- **The request**
Copy the data that follows, character for character, minus the pictures.

- **Recorded data**
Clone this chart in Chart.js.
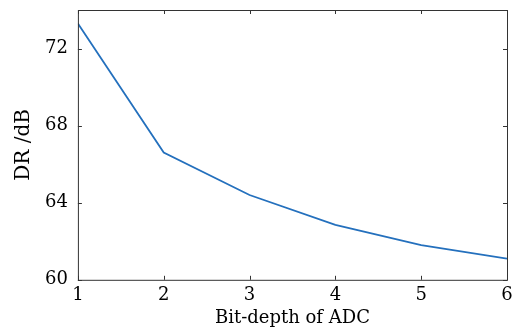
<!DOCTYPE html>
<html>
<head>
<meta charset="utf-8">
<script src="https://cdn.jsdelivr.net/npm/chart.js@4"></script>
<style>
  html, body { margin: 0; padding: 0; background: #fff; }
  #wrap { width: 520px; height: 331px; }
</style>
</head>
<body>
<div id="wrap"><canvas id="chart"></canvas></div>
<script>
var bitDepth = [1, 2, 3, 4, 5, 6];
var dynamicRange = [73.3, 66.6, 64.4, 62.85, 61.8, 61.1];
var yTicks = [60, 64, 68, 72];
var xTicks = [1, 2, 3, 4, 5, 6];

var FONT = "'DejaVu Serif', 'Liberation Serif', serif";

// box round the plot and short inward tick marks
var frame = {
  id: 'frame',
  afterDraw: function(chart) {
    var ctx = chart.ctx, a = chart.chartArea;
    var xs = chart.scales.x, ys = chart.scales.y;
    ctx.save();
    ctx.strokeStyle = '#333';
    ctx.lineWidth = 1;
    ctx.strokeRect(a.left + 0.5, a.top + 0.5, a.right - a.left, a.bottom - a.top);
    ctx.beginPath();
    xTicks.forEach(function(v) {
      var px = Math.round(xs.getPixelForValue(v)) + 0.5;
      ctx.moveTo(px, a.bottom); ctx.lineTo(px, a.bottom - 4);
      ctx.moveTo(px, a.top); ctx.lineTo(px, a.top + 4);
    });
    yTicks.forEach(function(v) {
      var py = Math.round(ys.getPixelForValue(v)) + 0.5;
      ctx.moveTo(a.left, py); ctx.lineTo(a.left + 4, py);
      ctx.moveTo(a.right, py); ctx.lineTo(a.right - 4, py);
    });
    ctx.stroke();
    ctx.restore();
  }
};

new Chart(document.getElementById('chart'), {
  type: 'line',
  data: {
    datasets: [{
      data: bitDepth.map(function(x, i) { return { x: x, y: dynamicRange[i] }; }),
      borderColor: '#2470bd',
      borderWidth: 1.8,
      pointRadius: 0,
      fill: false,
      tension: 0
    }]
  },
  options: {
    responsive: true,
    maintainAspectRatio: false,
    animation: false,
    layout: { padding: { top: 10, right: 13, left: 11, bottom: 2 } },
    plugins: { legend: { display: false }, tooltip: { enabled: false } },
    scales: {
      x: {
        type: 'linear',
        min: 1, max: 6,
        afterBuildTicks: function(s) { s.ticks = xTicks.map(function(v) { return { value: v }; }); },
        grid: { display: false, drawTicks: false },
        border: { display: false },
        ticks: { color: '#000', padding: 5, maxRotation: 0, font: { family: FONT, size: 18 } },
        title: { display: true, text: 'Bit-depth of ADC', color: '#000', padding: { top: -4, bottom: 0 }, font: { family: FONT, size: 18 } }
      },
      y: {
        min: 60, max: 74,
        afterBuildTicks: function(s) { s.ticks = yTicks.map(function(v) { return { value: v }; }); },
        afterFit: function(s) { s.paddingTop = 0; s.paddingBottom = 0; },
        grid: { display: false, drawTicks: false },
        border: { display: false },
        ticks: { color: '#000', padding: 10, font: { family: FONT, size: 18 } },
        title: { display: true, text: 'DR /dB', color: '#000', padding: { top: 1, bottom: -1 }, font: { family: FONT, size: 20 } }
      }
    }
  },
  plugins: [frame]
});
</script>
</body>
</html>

- **Exercise response**
Clone this chart in Chart.js.
<!DOCTYPE html>
<html>
<head>
<meta charset="utf-8">
<script src="https://cdn.jsdelivr.net/npm/chart.js@4"></script>
<style>
  html, body { margin: 0; padding: 0; background: #fff; }
  #wrap { width: 520px; height: 331px; }
</style>
</head>
<body>
<div id="wrap"><canvas id="chart"></canvas></div>
<script>
var bitDepth = [1, 2, 3, 4, 5, 6];
var dynamicRange = [73.3, 66.6, 64.4, 62.85, 61.8, 61.1];
var yTicks = [60, 64, 68, 72];
var xTicks = [1, 2, 3, 4, 5, 6];

var FONT = "'DejaVu Serif', 'Liberation Serif', serif";

// box round the plot and short inward tick marks
var frame = {
  id: 'frame',
  afterDraw: function(chart) {
    var ctx = chart.ctx, a = chart.chartArea;
    var xs = chart.scales.x, ys = chart.scales.y;
    ctx.save();
    ctx.strokeStyle = '#333';
    ctx.lineWidth = 1;
    ctx.strokeRect(a.left + 0.5, a.top + 0.5, a.right - a.left, a.bottom - a.top);
    ctx.beginPath();
    xTicks.forEach(function(v) {
      var px = Math.round(xs.getPixelForValue(v)) + 0.5;
      ctx.moveTo(px, a.bottom); ctx.lineTo(px, a.bottom - 4);
      ctx.moveTo(px, a.top); ctx.lineTo(px, a.top + 4);
    });
    yTicks.forEach(function(v) {
      var py = Math.round(ys.getPixelForValue(v)) + 0.5;
      ctx.moveTo(a.left, py); ctx.lineTo(a.left + 4, py);
      ctx.moveTo(a.right, py); ctx.lineTo(a.right - 4, py);
    });
    ctx.stroke();
    ctx.restore();
  }
};

new Chart(document.getElementById('chart'), {
  type: 'line',
  data: {
    datasets: [{
      data: bitDepth.map(function(x, i) { return { x: x, y: dynamicRange[i] }; }),
      borderColor: '#2470bd',
      borderWidth: 1.8,
      pointRadius: 0,
      fill: false,
      tension: 0
    }]
  },
  options: {
    responsive: true,
    maintainAspectRatio: false,
    animation: false,
    layout: { padding: { top: 10, right: 13, left: 11, bottom: 2 } },
    plugins: { legend: { display: false }, tooltip: { enabled: false } },
    scales: {
      x: {
        type: 'linear',
        min: 1, max: 6,
        afterBuildTicks: function(s) { s.ticks = xTicks.map(function(v) { return { value: v }; }); },
        grid: { display: false, drawTicks: false },
        border: { display: false },
        ticks: { color: '#000', padding: 5, maxRotation: 0, font: { family: FONT, size: 18 } },
        title: { display: true, text: 'Bit-depth of ADC', color: '#000', padding: { top: -4, bottom: 0 }, font: { family: FONT, size: 18 } }
      },
      y: {
        min: 60, max: 74,
        afterBuildTicks: function(s) { s.ticks = yTicks.map(function(v) { return { value: v }; }); },
        afterFit: function(s) { s.paddingTop = 0; s.paddingBottom = 0; },
        grid: { display: false, drawTicks: false },
        border: { display: false },
        ticks: { color: '#000', padding: 10, font: { family: FONT, size: 18 } },
        title: { display: true, text: 'DR /dB', color: '#000', padding: { top: 1, bottom: -1 }, font: { family: FONT, size: 20 } }
      }
    }
  },
  plugins: [frame]
});
</script>
</body>
</html>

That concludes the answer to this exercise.